‘They seek him here. They seek him there. Those Frenchies seek him here everywhere. Is he in heaven or is he in hell? That damned elusive Pimpernel.’
Director Clive Donner’s 1982 Eighties British TV movie version of Baroness Orczy’s novel is exuberantly handled and highly entertaining.
Anthony Andrews is well cast in the double role of Sir Percy Blakeney, as the lorgnette-waving English fop who is also The Scarlet Pimpernel, the brave scourge of the French Revolution, making repeated daring trips to France to save aristocrats from the guillotine.
Ian McKellen enjoys himself as a lip-smacking villain, the secret police chief Citizen Chauvelin. Jane Seymour is ideal as Lady Blakeney, who is French as the former Marguerite St Just, and finds that her brother Armand (Malcolm Jamieson) has been arrested by the Republic and discovers that her husband is The Pimpernel.

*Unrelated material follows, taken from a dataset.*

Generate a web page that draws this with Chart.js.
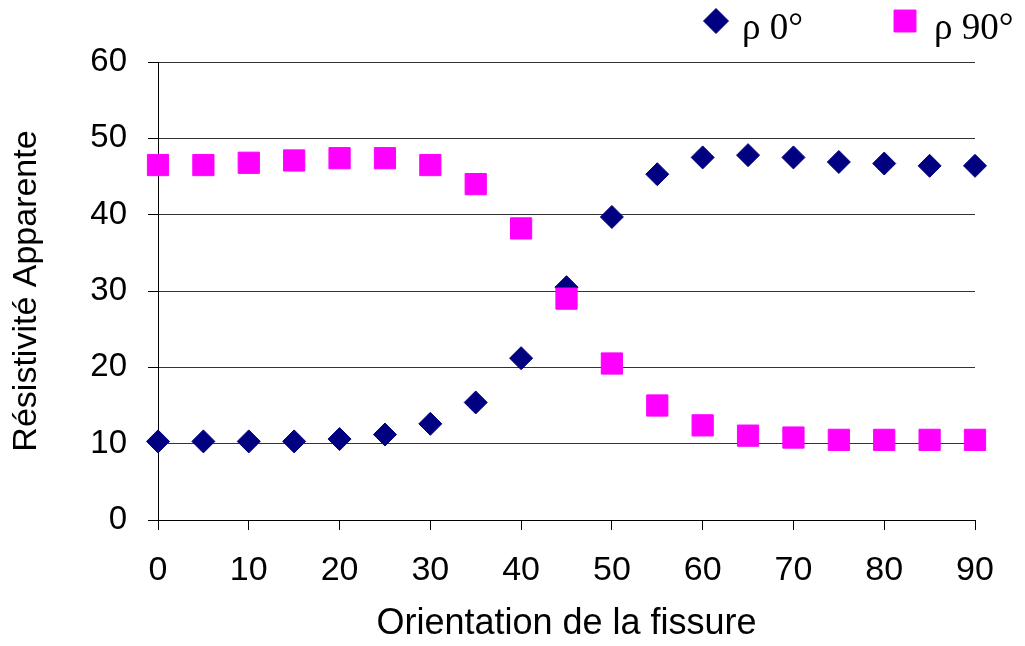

Also in the cast are James Villiers, Eleanor David, Denis Lill, Anne Firbank, Richard Morant (as Robespierre), Julian Fellowes (as The Prince Regent), Timothy Carlton, Geoffrey Toone, Martyn Wyldeck, Preston Lockwood, David Gant (as Fouquet) and Mark Dewey.
It follows director Harold Young’s 1935 classic The Scarlet Pimpernel from producer Alexander Korda, with Leslie Howard in the double role Sir Percy Blakeney and the Scarlet Pimpernel.
Timothy Carlton (born 4 October 1939) is the father of Benedict Cumberbatch.